In a remarkable action yesterday, Attorney General Eric Holder declared that the “most straightforward reading” of Title VII’s bar on discrimination “because of … sex”—indeed, the “plain meaning” of its text—is that it bars discrimination “based on gender identity, including transgender status,” and that DOJ will henceforth adopt that reading.
In a fog of wordplay divorced from any plausible account of the original meaning of Title VII, Holder asserts that “Title VII’s prohibition against discrimination ‘because of … sex’ encompasses discrimination founded on sex-based considerations, including discrimination based on an employee’s transitioning to, or identifying as, a different sex altogether.” (Emphasis added.)
Holder’s reference to “a different sex” is badly confused and odd. A man who identifies as a woman—yes, even a man who butchers and drugs himself to appear more like a woman—is still a man. Indeed, when anyone points out this elementary biological reality, transgender activists insist that gender is fundamentally different from sex.
Holder states that the federal government’s “approach to this issue has … evolved over time.” (Emphasis added.) That’s his way of acknowledging that his position is directly contrary to the position that DOJ had previously taken. As Christian Adams points out, Holder is instead following the dubious lead of the reckless adventurists at the EEOC. And while Holder states that “courts have reached varying conclusions” on the issue, his citations reveal that he’s adopting the position taken by a federal district judge over that taken by a federal court of appeals.

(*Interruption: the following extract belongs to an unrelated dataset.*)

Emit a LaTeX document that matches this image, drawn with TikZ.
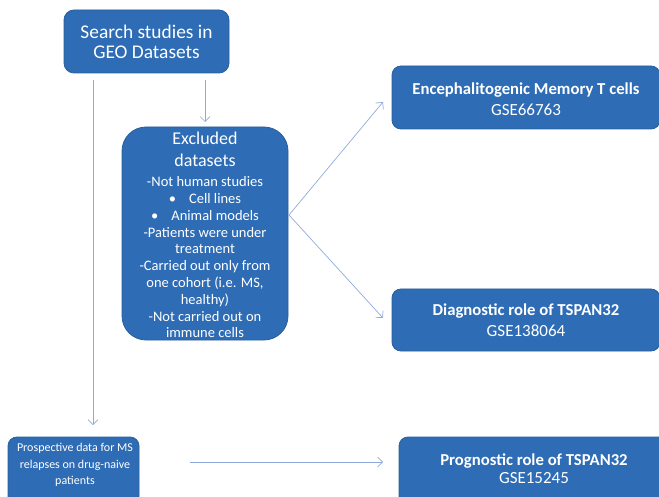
\documentclass[tikz,border=0pt]{standalone}
\usepackage{fontspec}
\setmainfont{Carlito}
\usetikzlibrary{arrows.meta}
\definecolor{boxblue}{HTML}{2E6CB5}
\definecolor{boxedge}{HTML}{2A5E9C}
\definecolor{linkblue}{HTML}{8EAADB}
\begin{document}
\begin{tikzpicture}[x=1pt,y=-1pt,
  box/.style={draw=boxedge,line width=0.8pt,fill=boxblue,inner sep=0pt,anchor=center},
  wtxt/.style={text=white,align=center,inner sep=0pt,anchor=north},
  link/.style={draw=linkblue,line width=0.7pt,-{Straight Barb[length=5pt,width=10pt,line width=0.7pt]}}]
\useasboundingbox (0,0) rectangle (659,497);
\begin{scope}
\clip (0,0) rectangle (659,497);
\node[box,rounded corners=10pt,minimum width=165pt,minimum height=63pt] (search) at (146.5,41.5) {};
\node[wtxt,font=\fontsize{19.4}{20}\selectfont] (searchtxt) at (146.5,24.5) {Search studies in\\GEO Datasets};
\node[box,rounded corners=24pt,minimum width=166pt,minimum height=213pt] (excl) at (205,233.5) {};
\node[wtxt,font=\fontsize{18}{22}\selectfont] (exclhead) at (205,132) {Excluded\\datasets};
\node[wtxt,font=\fontsize{14.5}{16.8}\selectfont] (excllist) at (205,176.5) {-Not human studies\\
\textbullet\hspace{0.9em}Cell lines\\
\textbullet\hspace{0.9em}Animal models\\
-Patients were under\\treatment\\
-Carried out only from\\one cohort (i.e. MS,\\healthy)\\
-Not carried out on\\immune cells};
\node[box,rounded corners=9pt,minimum width=268pt,minimum height=63pt] (enceph) at (526,97.5) {};
\node[wtxt,font=\fontsize{16.7}{17}\selectfont\bfseries] (encephA) at (526,83) {Encephalitogenic Memory T cells};
\node[wtxt,font=\fontsize{17}{17}\selectfont] (encephB) at (526,103.5) {GSE66763};
\node[box,rounded corners=9pt,minimum width=268pt,minimum height=62pt] (diag) at (526,320) {};
\node[wtxt,font=\fontsize{16.7}{17}\selectfont\bfseries] (diagA) at (526,304) {Diagnostic role of TSPAN32};
\node[wtxt,font=\fontsize{17}{17}\selectfont] (diagB) at (526,324.5) {GSE138064};
\node[box,rounded corners=9pt,minimum width=131pt,minimum height=68pt] (prosp) at (73.5,471) {};
\node[wtxt,font=\fontsize{12}{16.5}\selectfont] (prosptxt) at (75,443) {Prospective data for MS\\relapses on drug-naive\\patients};
\node[box,rounded corners=9pt,minimum width=270pt,minimum height=68pt] (progn) at (534,471) {};
\node[wtxt,font=\fontsize{16.7}{17}\selectfont\bfseries] (prognA) at (534,454) {Prognostic role of TSPAN32};
\node[wtxt,font=\fontsize{17}{17}\selectfont] (prognB) at (534,472.5) {GSE15245};
\end{scope}
\coordinate (s1) at (205,80);
\coordinate (e1) at (205,122);
\coordinate (s2) at (93,80);
\coordinate (e2) at (93,425);
\coordinate (apex) at (289,215);
\coordinate (t1) at (383,102);
\coordinate (t2) at (383,318);
\coordinate (s3) at (190,462);
\coordinate (e3) at (383,462);
\draw[link] (s1) -- (e1);
\draw[link] (s2) -- (e2);
\draw[link] (apex) -- (t1);
\draw[link] (apex) -- (t2);
\draw[link] (s3) -- (e3);
\end{tikzpicture}
\end{document}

One controversy that long divided advocates of the bill titled the Employment Non-Discrimination Act, or ENDA, was whether the bill’s prohibitions on discrimination on the basis of sexual orientation should be extended to prohibit discrimination on the basis of gender identity. Under Holder’s cross-dressing reading of Title VII, that controversy was pointless because Title VII’s “plain meaning” already bars discrimination based on gender identity. Indeed, if Title VII broadly bars discrimination “founded on sex-based considerations,” I don’t see why Holder isn’t also contending that Title VII’s plain meaning bars discrimination based on sexual orientation. But that may just be the next lawless surprise in the offing.